▸ Problem description:
All the data should be repeated exactly. Any image in it is left out.

▸ Information supplied:
-=-=-

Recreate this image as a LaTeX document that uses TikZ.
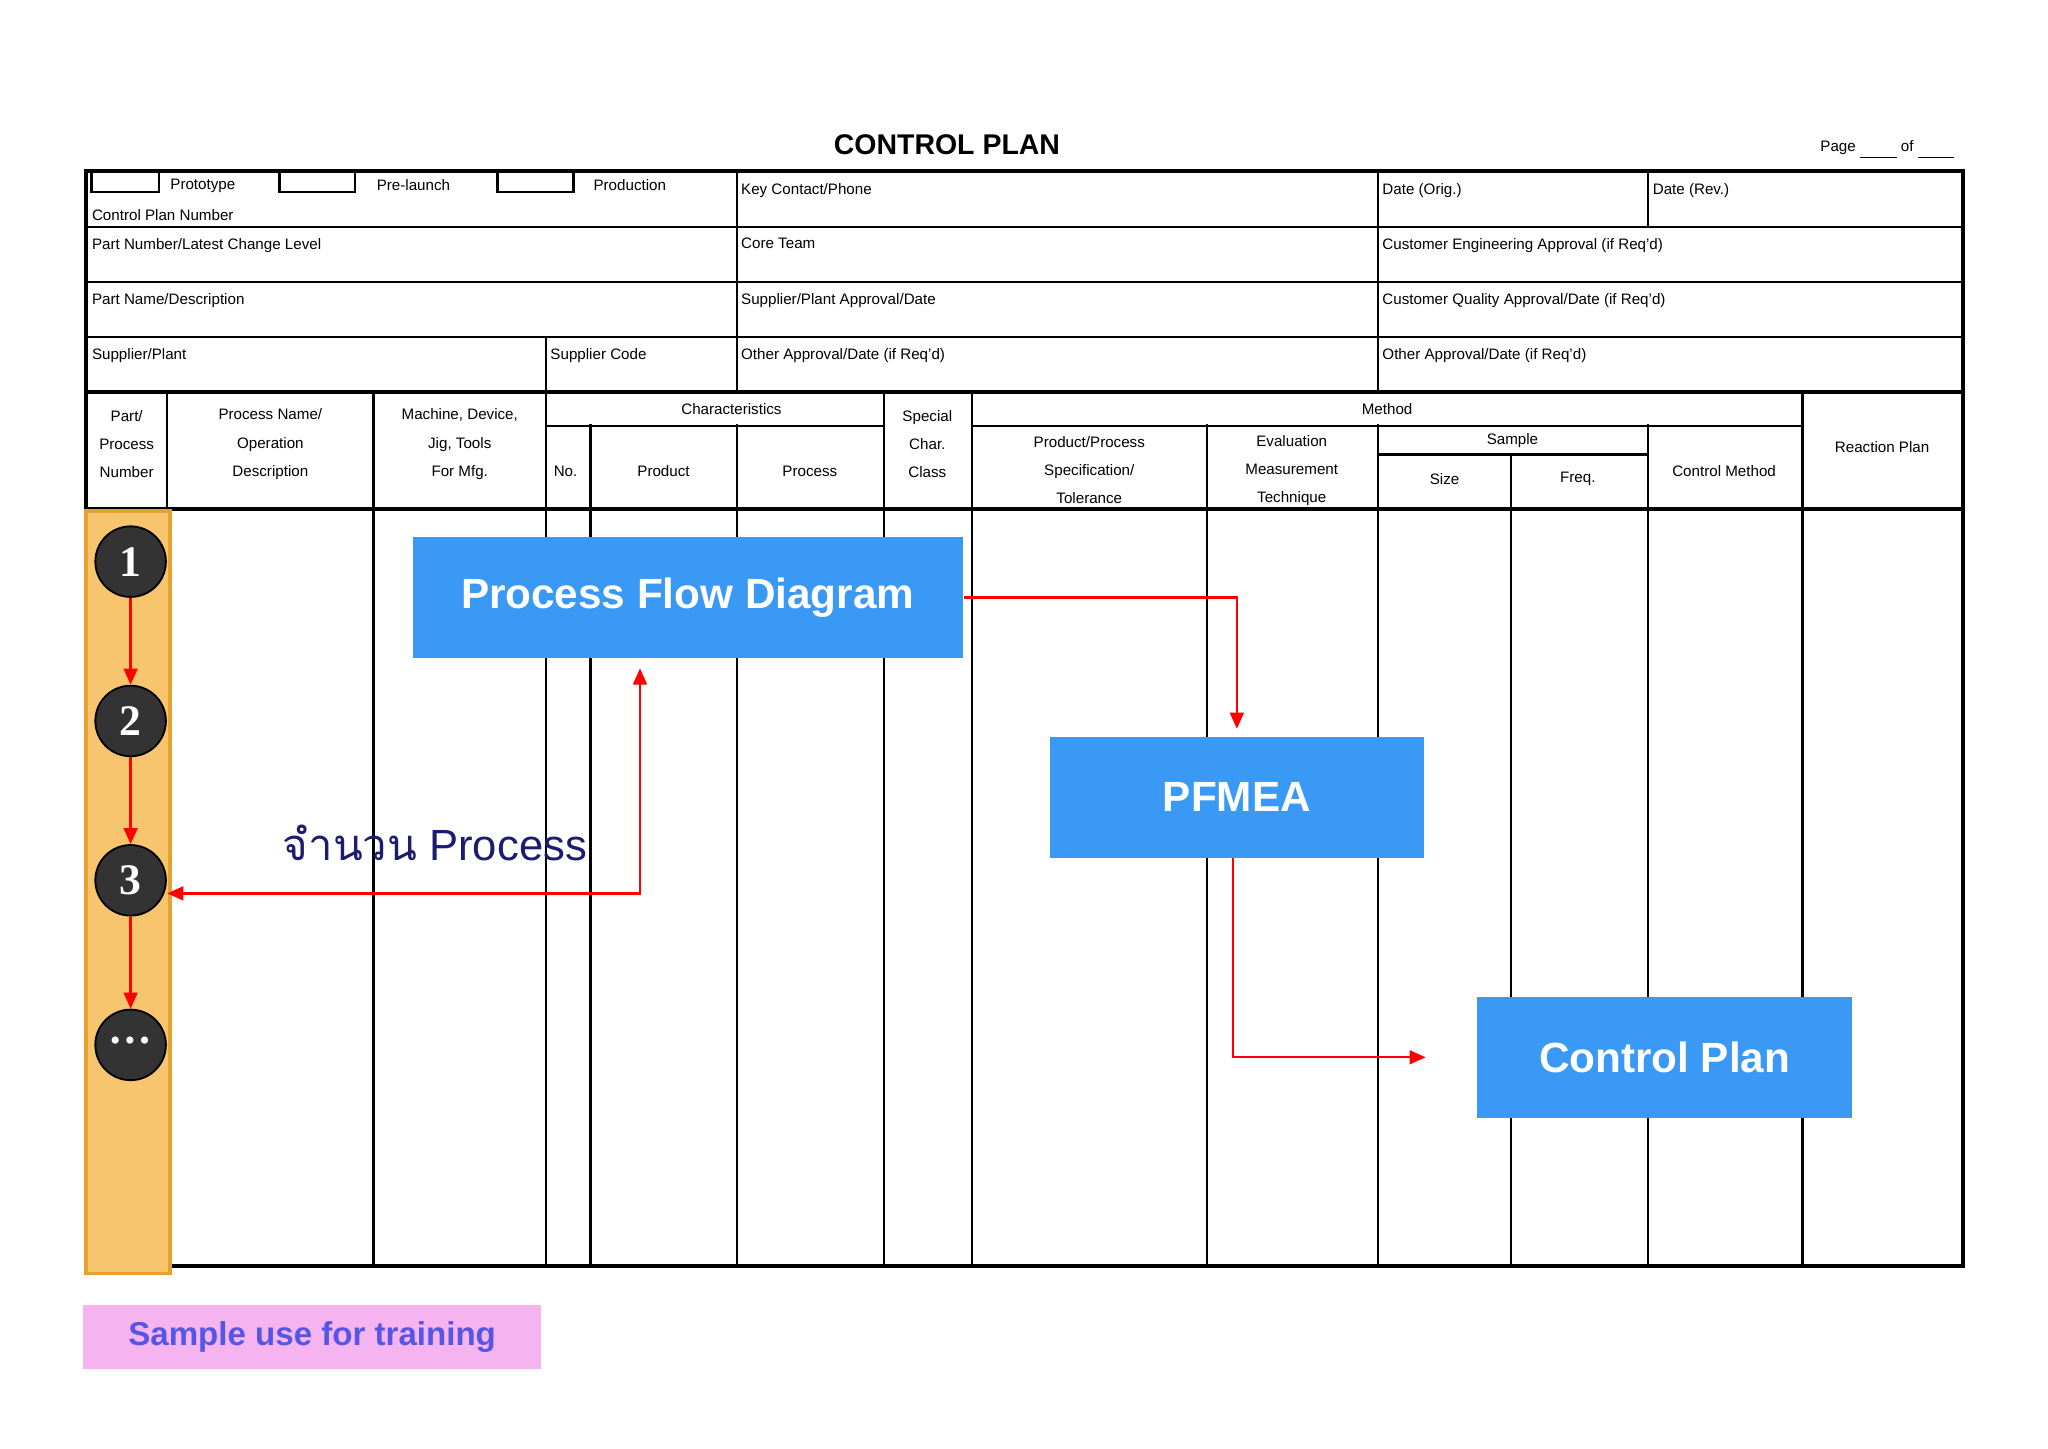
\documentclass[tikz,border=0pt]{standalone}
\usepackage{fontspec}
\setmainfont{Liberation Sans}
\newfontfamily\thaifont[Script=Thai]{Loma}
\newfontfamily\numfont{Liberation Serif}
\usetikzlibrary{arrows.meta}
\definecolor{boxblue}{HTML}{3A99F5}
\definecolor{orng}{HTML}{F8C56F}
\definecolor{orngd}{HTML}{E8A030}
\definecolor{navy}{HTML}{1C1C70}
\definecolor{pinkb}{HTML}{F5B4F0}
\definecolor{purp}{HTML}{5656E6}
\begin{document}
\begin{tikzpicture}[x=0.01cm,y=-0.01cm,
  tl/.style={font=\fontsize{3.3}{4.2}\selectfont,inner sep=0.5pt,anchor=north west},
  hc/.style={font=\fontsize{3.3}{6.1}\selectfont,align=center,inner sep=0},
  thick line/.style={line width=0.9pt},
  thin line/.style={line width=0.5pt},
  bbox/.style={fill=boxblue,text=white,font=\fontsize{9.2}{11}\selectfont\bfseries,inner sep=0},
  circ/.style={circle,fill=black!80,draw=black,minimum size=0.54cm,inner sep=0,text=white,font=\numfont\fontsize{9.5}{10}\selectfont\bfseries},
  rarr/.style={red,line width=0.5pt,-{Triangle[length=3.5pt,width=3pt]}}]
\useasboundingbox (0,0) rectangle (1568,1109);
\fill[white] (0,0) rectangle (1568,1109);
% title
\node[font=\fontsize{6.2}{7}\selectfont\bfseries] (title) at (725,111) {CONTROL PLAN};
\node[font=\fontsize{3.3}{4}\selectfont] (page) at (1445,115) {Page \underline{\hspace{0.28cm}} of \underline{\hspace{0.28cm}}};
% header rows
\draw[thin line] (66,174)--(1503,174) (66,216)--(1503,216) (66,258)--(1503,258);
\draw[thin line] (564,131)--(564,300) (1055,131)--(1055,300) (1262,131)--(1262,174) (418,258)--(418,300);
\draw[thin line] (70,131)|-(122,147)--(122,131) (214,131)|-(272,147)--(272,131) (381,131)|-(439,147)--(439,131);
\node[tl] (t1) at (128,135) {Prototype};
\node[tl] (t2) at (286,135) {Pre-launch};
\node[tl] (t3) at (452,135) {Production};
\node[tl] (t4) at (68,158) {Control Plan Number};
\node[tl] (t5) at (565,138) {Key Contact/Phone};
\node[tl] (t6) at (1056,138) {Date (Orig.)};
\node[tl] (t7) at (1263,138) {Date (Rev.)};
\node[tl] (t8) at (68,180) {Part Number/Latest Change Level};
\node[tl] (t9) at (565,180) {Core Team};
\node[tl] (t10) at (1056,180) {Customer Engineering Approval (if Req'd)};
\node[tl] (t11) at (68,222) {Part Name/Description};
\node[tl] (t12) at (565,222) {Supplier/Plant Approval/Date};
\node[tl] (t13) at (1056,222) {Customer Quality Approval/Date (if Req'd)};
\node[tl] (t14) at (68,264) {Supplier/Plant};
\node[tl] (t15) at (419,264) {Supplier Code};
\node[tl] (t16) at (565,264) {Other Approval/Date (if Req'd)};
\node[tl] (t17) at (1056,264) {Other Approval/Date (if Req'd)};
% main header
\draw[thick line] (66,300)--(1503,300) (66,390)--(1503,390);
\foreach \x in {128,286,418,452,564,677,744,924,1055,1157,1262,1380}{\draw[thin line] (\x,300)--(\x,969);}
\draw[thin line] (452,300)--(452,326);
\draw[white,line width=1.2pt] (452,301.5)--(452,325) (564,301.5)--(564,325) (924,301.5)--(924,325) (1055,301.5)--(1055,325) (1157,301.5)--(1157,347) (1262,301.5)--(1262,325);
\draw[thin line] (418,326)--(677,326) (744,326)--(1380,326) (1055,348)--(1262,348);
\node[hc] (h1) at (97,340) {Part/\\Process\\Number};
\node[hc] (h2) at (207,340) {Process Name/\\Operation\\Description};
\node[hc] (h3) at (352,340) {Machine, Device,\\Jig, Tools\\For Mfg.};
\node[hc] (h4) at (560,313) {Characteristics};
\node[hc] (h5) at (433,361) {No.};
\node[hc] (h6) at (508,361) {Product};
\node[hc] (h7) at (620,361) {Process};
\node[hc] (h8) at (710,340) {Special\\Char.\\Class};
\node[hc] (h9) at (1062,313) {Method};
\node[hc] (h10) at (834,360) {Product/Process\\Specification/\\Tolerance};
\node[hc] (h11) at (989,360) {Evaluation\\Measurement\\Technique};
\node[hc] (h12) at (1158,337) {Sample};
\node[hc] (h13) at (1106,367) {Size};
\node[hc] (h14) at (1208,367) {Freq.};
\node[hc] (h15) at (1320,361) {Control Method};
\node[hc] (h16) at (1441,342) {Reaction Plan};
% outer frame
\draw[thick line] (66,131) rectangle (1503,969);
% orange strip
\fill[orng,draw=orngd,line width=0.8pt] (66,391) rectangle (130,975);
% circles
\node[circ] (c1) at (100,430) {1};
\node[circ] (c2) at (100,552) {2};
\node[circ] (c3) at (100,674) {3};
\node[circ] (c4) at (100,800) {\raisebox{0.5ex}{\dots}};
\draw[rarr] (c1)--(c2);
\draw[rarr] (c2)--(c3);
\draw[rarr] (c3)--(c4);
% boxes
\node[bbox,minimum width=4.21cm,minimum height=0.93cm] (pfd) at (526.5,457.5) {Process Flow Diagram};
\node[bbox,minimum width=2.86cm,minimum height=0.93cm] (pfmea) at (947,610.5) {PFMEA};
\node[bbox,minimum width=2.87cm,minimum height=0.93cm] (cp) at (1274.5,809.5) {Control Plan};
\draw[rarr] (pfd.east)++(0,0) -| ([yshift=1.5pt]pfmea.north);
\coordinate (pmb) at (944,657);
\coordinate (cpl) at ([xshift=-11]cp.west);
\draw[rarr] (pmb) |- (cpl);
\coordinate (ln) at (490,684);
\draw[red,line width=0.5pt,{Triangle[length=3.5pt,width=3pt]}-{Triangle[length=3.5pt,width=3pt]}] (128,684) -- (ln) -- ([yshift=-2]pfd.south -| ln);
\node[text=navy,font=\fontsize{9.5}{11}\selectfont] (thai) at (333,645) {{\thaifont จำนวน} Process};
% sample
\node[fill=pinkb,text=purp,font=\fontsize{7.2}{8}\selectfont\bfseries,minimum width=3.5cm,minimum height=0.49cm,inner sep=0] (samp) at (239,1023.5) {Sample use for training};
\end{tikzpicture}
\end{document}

-=-=-

▸ Response to this exercise:
Recreate this image as a LaTeX document that uses TikZ.
\documentclass[tikz,border=0pt]{standalone}
\usepackage{fontspec}
\setmainfont{Liberation Sans}
\newfontfamily\thaifont[Script=Thai]{Loma}
\newfontfamily\numfont{Liberation Serif}
\usetikzlibrary{arrows.meta}
\definecolor{boxblue}{HTML}{3A99F5}
\definecolor{orng}{HTML}{F8C56F}
\definecolor{orngd}{HTML}{E8A030}
\definecolor{navy}{HTML}{1C1C70}
\definecolor{pinkb}{HTML}{F5B4F0}
\definecolor{purp}{HTML}{5656E6}
\begin{document}
\begin{tikzpicture}[x=0.01cm,y=-0.01cm,
  tl/.style={font=\fontsize{3.3}{4.2}\selectfont,inner sep=0.5pt,anchor=north west},
  hc/.style={font=\fontsize{3.3}{6.1}\selectfont,align=center,inner sep=0},
  thick line/.style={line width=0.9pt},
  thin line/.style={line width=0.5pt},
  bbox/.style={fill=boxblue,text=white,font=\fontsize{9.2}{11}\selectfont\bfseries,inner sep=0},
  circ/.style={circle,fill=black!80,draw=black,minimum size=0.54cm,inner sep=0,text=white,font=\numfont\fontsize{9.5}{10}\selectfont\bfseries},
  rarr/.style={red,line width=0.5pt,-{Triangle[length=3.5pt,width=3pt]}}]
\useasboundingbox (0,0) rectangle (1568,1109);
\fill[white] (0,0) rectangle (1568,1109);
% title
\node[font=\fontsize{6.2}{7}\selectfont\bfseries] (title) at (725,111) {CONTROL PLAN};
\node[font=\fontsize{3.3}{4}\selectfont] (page) at (1445,115) {Page \underline{\hspace{0.28cm}} of \underline{\hspace{0.28cm}}};
% header rows
\draw[thin line] (66,174)--(1503,174) (66,216)--(1503,216) (66,258)--(1503,258);
\draw[thin line] (564,131)--(564,300) (1055,131)--(1055,300) (1262,131)--(1262,174) (418,258)--(418,300);
\draw[thin line] (70,131)|-(122,147)--(122,131) (214,131)|-(272,147)--(272,131) (381,131)|-(439,147)--(439,131);
\node[tl] (t1) at (128,135) {Prototype};
\node[tl] (t2) at (286,135) {Pre-launch};
\node[tl] (t3) at (452,135) {Production};
\node[tl] (t4) at (68,158) {Control Plan Number};
\node[tl] (t5) at (565,138) {Key Contact/Phone};
\node[tl] (t6) at (1056,138) {Date (Orig.)};
\node[tl] (t7) at (1263,138) {Date (Rev.)};
\node[tl] (t8) at (68,180) {Part Number/Latest Change Level};
\node[tl] (t9) at (565,180) {Core Team};
\node[tl] (t10) at (1056,180) {Customer Engineering Approval (if Req'd)};
\node[tl] (t11) at (68,222) {Part Name/Description};
\node[tl] (t12) at (565,222) {Supplier/Plant Approval/Date};
\node[tl] (t13) at (1056,222) {Customer Quality Approval/Date (if Req'd)};
\node[tl] (t14) at (68,264) {Supplier/Plant};
\node[tl] (t15) at (419,264) {Supplier Code};
\node[tl] (t16) at (565,264) {Other Approval/Date (if Req'd)};
\node[tl] (t17) at (1056,264) {Other Approval/Date (if Req'd)};
% main header
\draw[thick line] (66,300)--(1503,300) (66,390)--(1503,390);
\foreach \x in {128,286,418,452,564,677,744,924,1055,1157,1262,1380}{\draw[thin line] (\x,300)--(\x,969);}
\draw[thin line] (452,300)--(452,326);
\draw[white,line width=1.2pt] (452,301.5)--(452,325) (564,301.5)--(564,325) (924,301.5)--(924,325) (1055,301.5)--(1055,325) (1157,301.5)--(1157,347) (1262,301.5)--(1262,325);
\draw[thin line] (418,326)--(677,326) (744,326)--(1380,326) (1055,348)--(1262,348);
\node[hc] (h1) at (97,340) {Part/\\Process\\Number};
\node[hc] (h2) at (207,340) {Process Name/\\Operation\\Description};
\node[hc] (h3) at (352,340) {Machine, Device,\\Jig, Tools\\For Mfg.};
\node[hc] (h4) at (560,313) {Characteristics};
\node[hc] (h5) at (433,361) {No.};
\node[hc] (h6) at (508,361) {Product};
\node[hc] (h7) at (620,361) {Process};
\node[hc] (h8) at (710,340) {Special\\Char.\\Class};
\node[hc] (h9) at (1062,313) {Method};
\node[hc] (h10) at (834,360) {Product/Process\\Specification/\\Tolerance};
\node[hc] (h11) at (989,360) {Evaluation\\Measurement\\Technique};
\node[hc] (h12) at (1158,337) {Sample};
\node[hc] (h13) at (1106,367) {Size};
\node[hc] (h14) at (1208,367) {Freq.};
\node[hc] (h15) at (1320,361) {Control Method};
\node[hc] (h16) at (1441,342) {Reaction Plan};
% outer frame
\draw[thick line] (66,131) rectangle (1503,969);
% orange strip
\fill[orng,draw=orngd,line width=0.8pt] (66,391) rectangle (130,975);
% circles
\node[circ] (c1) at (100,430) {1};
\node[circ] (c2) at (100,552) {2};
\node[circ] (c3) at (100,674) {3};
\node[circ] (c4) at (100,800) {\raisebox{0.5ex}{\dots}};
\draw[rarr] (c1)--(c2);
\draw[rarr] (c2)--(c3);
\draw[rarr] (c3)--(c4);
% boxes
\node[bbox,minimum width=4.21cm,minimum height=0.93cm] (pfd) at (526.5,457.5) {Process Flow Diagram};
\node[bbox,minimum width=2.86cm,minimum height=0.93cm] (pfmea) at (947,610.5) {PFMEA};
\node[bbox,minimum width=2.87cm,minimum height=0.93cm] (cp) at (1274.5,809.5) {Control Plan};
\draw[rarr] (pfd.east)++(0,0) -| ([yshift=1.5pt]pfmea.north);
\coordinate (pmb) at (944,657);
\coordinate (cpl) at ([xshift=-11]cp.west);
\draw[rarr] (pmb) |- (cpl);
\coordinate (ln) at (490,684);
\draw[red,line width=0.5pt,{Triangle[length=3.5pt,width=3pt]}-{Triangle[length=3.5pt,width=3pt]}] (128,684) -- (ln) -- ([yshift=-2]pfd.south -| ln);
\node[text=navy,font=\fontsize{9.5}{11}\selectfont] (thai) at (333,645) {{\thaifont จำนวน} Process};
% sample
\node[fill=pinkb,text=purp,font=\fontsize{7.2}{8}\selectfont\bfseries,minimum width=3.5cm,minimum height=0.49cm,inner sep=0] (samp) at (239,1023.5) {Sample use for training};
\end{tikzpicture}
\end{document}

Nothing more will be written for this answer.